A research project funded by
Agence Nationale de la Recherche (ANR)
and
Deutsche Forschungsgemeinschaft (DFG)

Efficient query answering, i.e., computing the answer to a query on a given database, is one of the core problems studied in database theory. It is a very fruitful area of research with a long history and many new results and directions, e.g. efficient algorithms for aggregation, enumeration of query answers, and provenance computation. Although in practice databases are dynamic objects changing over time, the theoretical research on the topic has largely focused on static databases: when the database changes even slightly, the theoretical guarantees are often no better than the strategy that reruns the query from scratch before answering, losing all already computed information. This is in stark contrast to databases in practice that maintain indexes under updates to speed up query answering.

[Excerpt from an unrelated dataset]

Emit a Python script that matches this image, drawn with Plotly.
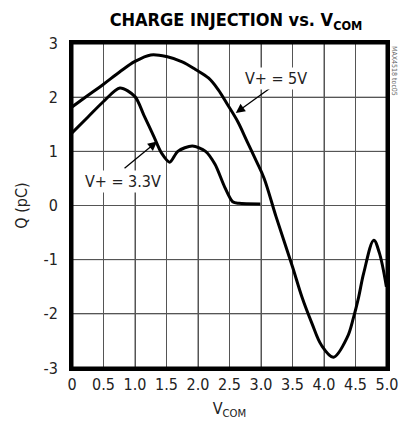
import plotly.graph_objects as go

# Data
v5_x = [0.0, 0.25, 0.5, 0.75, 1.0, 1.25, 1.5, 1.75, 1.96, 2.17, 2.32, 2.47, 2.63, 2.78, 2.93, 3.05,
        3.24, 3.5, 3.65, 3.81, 3.96, 4.15, 4.37, 4.47, 4.55, 4.63, 4.79, 4.88, 4.99]
v5_y = [1.82, 2.03, 2.24, 2.46, 2.66, 2.78, 2.75, 2.65, 2.51, 2.35, 2.14, 1.86, 1.55, 1.18, 0.81, 0.50,
        -0.21, -1.13, -1.69, -2.18, -2.58, -2.80, -2.43, -2.06, -1.69, -1.25, -0.64, -0.88, -1.5]

v33_x = [0.0, 0.25, 0.5, 0.76, 1.0, 1.14, 1.30, 1.42, 1.55, 1.68, 1.91, 2.12, 2.27, 2.42, 2.55, 2.65, 2.99]
v33_y = [1.34, 1.63, 1.92, 2.17, 2.01, 1.67, 1.27, 0.97, 0.80, 1.0, 1.10, 1.0, 0.76, 0.35, 0.07, 0.04, 0.03]

x_ticks = [0, 0.5, 1.0, 1.5, 2.0, 2.5, 3.0, 3.5, 4.0, 4.5, 5.0]
x_labels = ["0", "0.5", "1.0", "1.5", "2.0", "2.5", "3.0", "3.5", "4.0", "4.5", "5.0"]
y_ticks = [-3, -2, -1, 0, 1, 2, 3]
y_labels = ["-3", "-2", "-1", "0", "1", "2", "3"]

FONT = "DejaVu Sans Condensed, Liberation Sans, sans-serif"
GRID = "#555"

fig = go.Figure()
fig.add_trace(go.Scatter(x=v5_x, y=v5_y, mode="lines",
                         line=dict(color="black", width=3, shape="spline", smoothing=1.0),
                         showlegend=False, hoverinfo="skip"))
fig.add_trace(go.Scatter(x=v33_x, y=v33_y, mode="lines",
                         line=dict(color="black", width=3, shape="spline", smoothing=0.8),
                         showlegend=False, hoverinfo="skip"))

# grid lines as shapes (from tick values) and frame
shapes = []
for xv in x_ticks[1:-1]:
    shapes.append(dict(type="line", xref="x", yref="paper", x0=xv, x1=xv, y0=0, y1=1,
                       line=dict(color=GRID, width=1), layer="below"))
for yv in y_ticks[1:-1]:
    shapes.append(dict(type="line", xref="paper", yref="y", x0=0, x1=1, y0=yv, y1=yv,
                       line=dict(color=GRID, width=1), layer="below"))
shapes.append(dict(type="rect", xref="paper", yref="paper", x0=0, x1=1, y0=0, y1=1,
                   line=dict(color="black", width=3), layer="above"))
fig.update_layout(shapes=shapes)

# arrows
fig.add_annotation(x=2.60, y=1.71, ax=36, ay=-26, text="", showarrow=True,
                   arrowhead=2, arrowsize=1.4, arrowwidth=1.3, arrowcolor="black")
fig.add_annotation(x=1.35, y=1.18, ax=-34, ay=28, text="", showarrow=True,
                   arrowhead=2, arrowsize=1.4, arrowwidth=1.3, arrowcolor="black")

fig.add_annotation(x=3.24, y=2.34, text="V+ = 5V", showarrow=False,
                   font=dict(family=FONT, size=16, color="#222"), bgcolor="white")
fig.add_annotation(x=0.81, y=0.45, text="V+ = 3.3V", showarrow=False,
                   font=dict(family=FONT, size=16, color="#222"), bgcolor="white")

fig.add_annotation(xref="paper", yref="paper", x=1.0, y=1.0, xshift=1, yshift=-1,
                   xanchor="left", yanchor="top", text="MAX4518 toc05", textangle=90,
                   showarrow=False, font=dict(family=FONT, size=7, color="#666"))

fig.update_layout(
    width=400, height=422,
    margin=dict(l=64, r=10, t=35, b=62),
    paper_bgcolor="white", plot_bgcolor="white",
    font=dict(family=FONT, size=16, color="#222"),
    title=dict(text="<b>CHARGE INJECTION vs. V<sub>COM</sub></b>", x=0.57, xanchor="center",
               y=0.972, yanchor="middle", font=dict(family=FONT, size=18, color="black")),
    xaxis=dict(range=[0, 5], tickvals=x_ticks, ticktext=x_labels, showgrid=True,
               gridcolor=GRID, gridwidth=1, zeroline=False, showline=True,
               linecolor="black", linewidth=3, mirror=True, ticks="",
               title=dict(text="V<sub>COM</sub>", standoff=10, font=dict(size=16))),
    yaxis=dict(range=[-3, 3], tickvals=y_ticks, ticktext=y_labels, showgrid=True,
               gridcolor=GRID, gridwidth=1, zeroline=False, showline=True,
               linecolor="black", linewidth=3, mirror=True,
               ticks="outside", ticklen=8, tickcolor="rgba(0,0,0,0)",
               title=dict(text="Q (pC)", standoff=12, font=dict(size=16))),
)

fig.write_html("out.html")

Only recently, the database theory community has started a systematic study of the computational complexity of query answering under updates. In the EQUUS-project, we systematically study how and to which extent recomputation can be avoided by data structures that can be efficiently maintained after updates to the data. We are interested in finding provable efficiency guarantees on algorithms that also work on changing databases. We are also interested in finding principled lower bounds, i.e., minimal resources that any algorithm needs. We study these questions for several types of queries, including Boolean queries, aggregate queries, and queries that require an enumeration of its results.